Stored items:
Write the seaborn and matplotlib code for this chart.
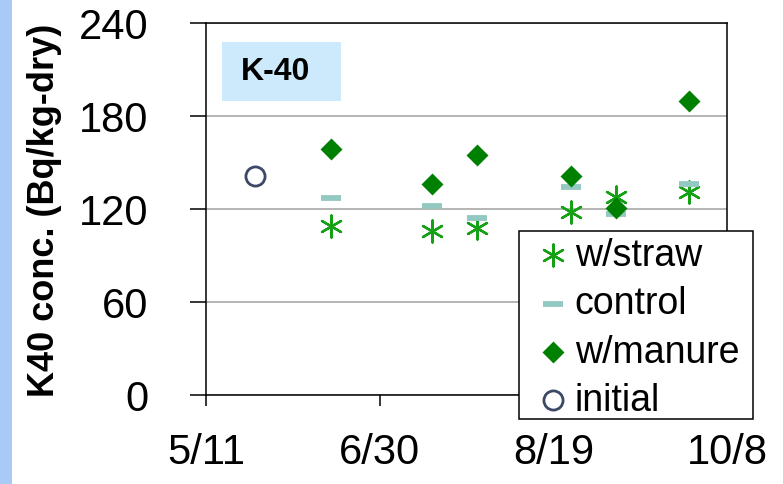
import matplotlib
matplotlib.use("Agg")
import matplotlib.pyplot as plt
import matplotlib.patches as mpatches
import seaborn as sns
import pandas as pd

# ---- data ----
sample_dates = ["2011-06-16", "2011-07-15", "2011-07-28", "2011-08-24", "2011-09-06", "2011-09-27"]
straw = [109, 106, 107.5, 118, 127.5, 131]
control = [127, 122, 114, 134.5, 117, 136]
manure = [159, 136, 155, 141, 120.5, 190]
initial_dates = ["2011-05-25"]
initial = [141]
tick_dates = ["2011-05-11", "2011-06-30", "2011-08-19", "2011-10-08"]
tick_labels = ["5/11", "6/30", "8/19", "10/8"]
y_ticks = [0, 60, 120, 180, 240]

sns.set_theme(style="white")
plt.rcParams["font.family"] = ["Liberation Sans", "DejaVu Sans"]
plt.rcParams["text.color"] = "black"
plt.rcParams["axes.labelcolor"] = "black"
plt.rcParams["xtick.color"] = "black"
plt.rcParams["ytick.color"] = "black"

fig = plt.figure(figsize=(7.83, 4.85), dpi=100)
ax = fig.add_axes([206 / 783, 1 - 396 / 485, 521 / 783, 372 / 485])

# left stripe
fig.patches.append(mpatches.Rectangle((0, 0), 12 / 783, 1, transform=fig.transFigure,
                                      facecolor="#a9c9f6", edgecolor="none", zorder=0))

df_s = pd.DataFrame({"date": pd.to_datetime(sample_dates), "v": straw})
df_c = pd.DataFrame({"date": pd.to_datetime(sample_dates), "v": control})
df_m = pd.DataFrame({"date": pd.to_datetime(sample_dates), "v": manure})
df_i = pd.DataFrame({"date": pd.to_datetime(initial_dates), "v": initial})

sns.scatterplot(data=df_s, x="date", y="v", ax=ax, marker=(6, 2, 0), s=250,
                color="#16a016", linewidth=1.7, label="w/straw", zorder=3)
sns.scatterplot(data=df_c, x="date", y="v", ax=ax, marker="_", s=210,
                color="#93c9c2", linewidth=4.2, label="control", zorder=3)
sns.scatterplot(data=df_m, x="date", y="v", ax=ax, marker="D", s=125,
                color="#008000", edgecolor="#008000", linewidth=0, label="w/manure", zorder=4)
sns.scatterplot(data=df_i, x="date", y="v", ax=ax, marker="o", s=190,
                facecolor="white", edgecolor="#3b4866", linewidth=2, label="initial", zorder=4)

ax.set_xlim(pd.Timestamp(tick_dates[0]), pd.Timestamp(tick_dates[-1]))
ax.set_ylim(y_ticks[0], y_ticks[-1])
ax.set_xticks(pd.to_datetime(tick_dates))
ax.set_xticklabels(tick_labels)
ax.set_yticks(y_ticks)
ax.set_yticklabels([str(v) for v in y_ticks])

ax.grid(axis="y", color="#a0a0a0", linewidth=1.1)
ax.grid(axis="x", visible=False)
for sp in ax.spines.values():
    sp.set_color("black")
    sp.set_linewidth(1.1)
    sp.set_visible(True)

ax.tick_params(axis="y", direction="out", length=11.5, width=1.1, color="black",
               labelsize=30, pad=30, left=True, labelcolor="black")
ax.tick_params(axis="x", direction="out", length=8, width=1.1, color="black",
               labelsize=30, pad=19, bottom=True, labelcolor="black")

ax.set_xlabel("")
ax.set_ylabel("K40 conc. (Bq/kg-dry)", fontsize=26, fontweight="bold", color="black")
ax.yaxis.set_label_coords(-0.276, 0.5)

# K-40 label box
ax.add_patch(mpatches.Rectangle((16 / 521, 294 / 372), 119 / 521, 59 / 372,
                                transform=ax.transAxes, facecolor="#cceafc",
                                edgecolor="none", zorder=2))
ax.text((275.5 - 206) / 521, (294 + 29.5) / 372, "K-40", transform=ax.transAxes,
        ha="center", va="center", fontsize=23, fontweight="bold", color="black", zorder=3)

# legend: frame drawn as a figure rectangle, entries as a frameless figure legend
handles, labels = ax.get_legend_handles_labels()
if ax.get_legend() is not None:
    ax.get_legend().remove()
fig.patches.append(mpatches.Rectangle((519 / 783, 1 - 420 / 485), 234 / 783, 188 / 485,
                                      transform=fig.transFigure, facecolor="white",
                                      edgecolor="black", linewidth=1.1, zorder=3))
leg = fig.legend(handles, labels, loc="upper left",
                 bbox_to_anchor=(534 / 783, 1 - 238 / 485), bbox_transform=fig.transFigure,
                 frameon=False, fontsize=27, markerscale=1.0, handlelength=1.0,
                 handletextpad=0.09, labelspacing=0.33, borderpad=0, borderaxespad=0)
leg.set_zorder(6)
for t in leg.get_texts():
    t.set_color("black")

fig.savefig("out.png", dpi=100)
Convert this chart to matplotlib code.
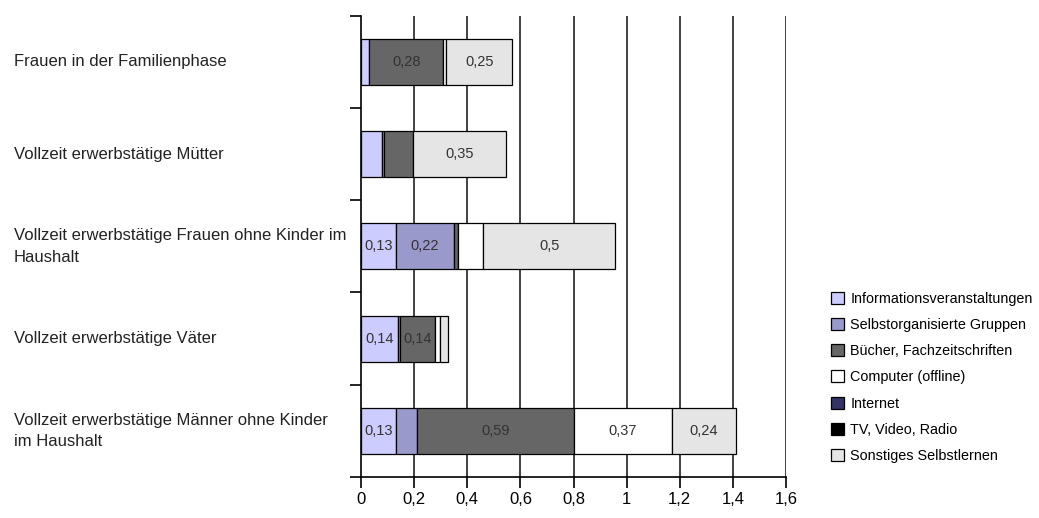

Stated task: Without including any pictures, reproduce the listing exactly.

Response:
Write the seaborn and matplotlib code for this chart.
import matplotlib
matplotlib.use("Agg")
import matplotlib.pyplot as plt
import matplotlib.patches as mpatches
import seaborn as sns
import pandas as pd

# ---- data ----
sample_dates = ["2011-06-16", "2011-07-15", "2011-07-28", "2011-08-24", "2011-09-06", "2011-09-27"]
straw = [109, 106, 107.5, 118, 127.5, 131]
control = [127, 122, 114, 134.5, 117, 136]
manure = [159, 136, 155, 141, 120.5, 190]
initial_dates = ["2011-05-25"]
initial = [141]
tick_dates = ["2011-05-11", "2011-06-30", "2011-08-19", "2011-10-08"]
tick_labels = ["5/11", "6/30", "8/19", "10/8"]
y_ticks = [0, 60, 120, 180, 240]

sns.set_theme(style="white")
plt.rcParams["font.family"] = ["Liberation Sans", "DejaVu Sans"]
plt.rcParams["text.color"] = "black"
plt.rcParams["axes.labelcolor"] = "black"
plt.rcParams["xtick.color"] = "black"
plt.rcParams["ytick.color"] = "black"

fig = plt.figure(figsize=(7.83, 4.85), dpi=100)
ax = fig.add_axes([206 / 783, 1 - 396 / 485, 521 / 783, 372 / 485])

# left stripe
fig.patches.append(mpatches.Rectangle((0, 0), 12 / 783, 1, transform=fig.transFigure,
                                      facecolor="#a9c9f6", edgecolor="none", zorder=0))

df_s = pd.DataFrame({"date": pd.to_datetime(sample_dates), "v": straw})
df_c = pd.DataFrame({"date": pd.to_datetime(sample_dates), "v": control})
df_m = pd.DataFrame({"date": pd.to_datetime(sample_dates), "v": manure})
df_i = pd.DataFrame({"date": pd.to_datetime(initial_dates), "v": initial})

sns.scatterplot(data=df_s, x="date", y="v", ax=ax, marker=(6, 2, 0), s=250,
                color="#16a016", linewidth=1.7, label="w/straw", zorder=3)
sns.scatterplot(data=df_c, x="date", y="v", ax=ax, marker="_", s=210,
                color="#93c9c2", linewidth=4.2, label="control", zorder=3)
sns.scatterplot(data=df_m, x="date", y="v", ax=ax, marker="D", s=125,
                color="#008000", edgecolor="#008000", linewidth=0, label="w/manure", zorder=4)
sns.scatterplot(data=df_i, x="date", y="v", ax=ax, marker="o", s=190,
                facecolor="white", edgecolor="#3b4866", linewidth=2, label="initial", zorder=4)

ax.set_xlim(pd.Timestamp(tick_dates[0]), pd.Timestamp(tick_dates[-1]))
ax.set_ylim(y_ticks[0], y_ticks[-1])
ax.set_xticks(pd.to_datetime(tick_dates))
ax.set_xticklabels(tick_labels)
ax.set_yticks(y_ticks)
ax.set_yticklabels([str(v) for v in y_ticks])

ax.grid(axis="y", color="#a0a0a0", linewidth=1.1)
ax.grid(axis="x", visible=False)
for sp in ax.spines.values():
    sp.set_color("black")
    sp.set_linewidth(1.1)
    sp.set_visible(True)

ax.tick_params(axis="y", direction="out", length=11.5, width=1.1, color="black",
               labelsize=30, pad=30, left=True, labelcolor="black")
ax.tick_params(axis="x", direction="out", length=8, width=1.1, color="black",
               labelsize=30, pad=19, bottom=True, labelcolor="black")

ax.set_xlabel("")
ax.set_ylabel("K40 conc. (Bq/kg-dry)", fontsize=26, fontweight="bold", color="black")
ax.yaxis.set_label_coords(-0.276, 0.5)

# K-40 label box
ax.add_patch(mpatches.Rectangle((16 / 521, 294 / 372), 119 / 521, 59 / 372,
                                transform=ax.transAxes, facecolor="#cceafc",
                                edgecolor="none", zorder=2))
ax.text((275.5 - 206) / 521, (294 + 29.5) / 372, "K-40", transform=ax.transAxes,
        ha="center", va="center", fontsize=23, fontweight="bold", color="black", zorder=3)

# legend: frame drawn as a figure rectangle, entries as a frameless figure legend
handles, labels = ax.get_legend_handles_labels()
if ax.get_legend() is not None:
    ax.get_legend().remove()
fig.patches.append(mpatches.Rectangle((519 / 783, 1 - 420 / 485), 234 / 783, 188 / 485,
                                      transform=fig.transFigure, facecolor="white",
                                      edgecolor="black", linewidth=1.1, zorder=3))
leg = fig.legend(handles, labels, loc="upper left",
                 bbox_to_anchor=(534 / 783, 1 - 238 / 485), bbox_transform=fig.transFigure,
                 frameon=False, fontsize=27, markerscale=1.0, handlelength=1.0,
                 handletextpad=0.09, labelspacing=0.33, borderpad=0, borderaxespad=0)
leg.set_zorder(6)
for t in leg.get_texts():
    t.set_color("black")

fig.savefig("out.png", dpi=100)
Convert this chart to matplotlib code.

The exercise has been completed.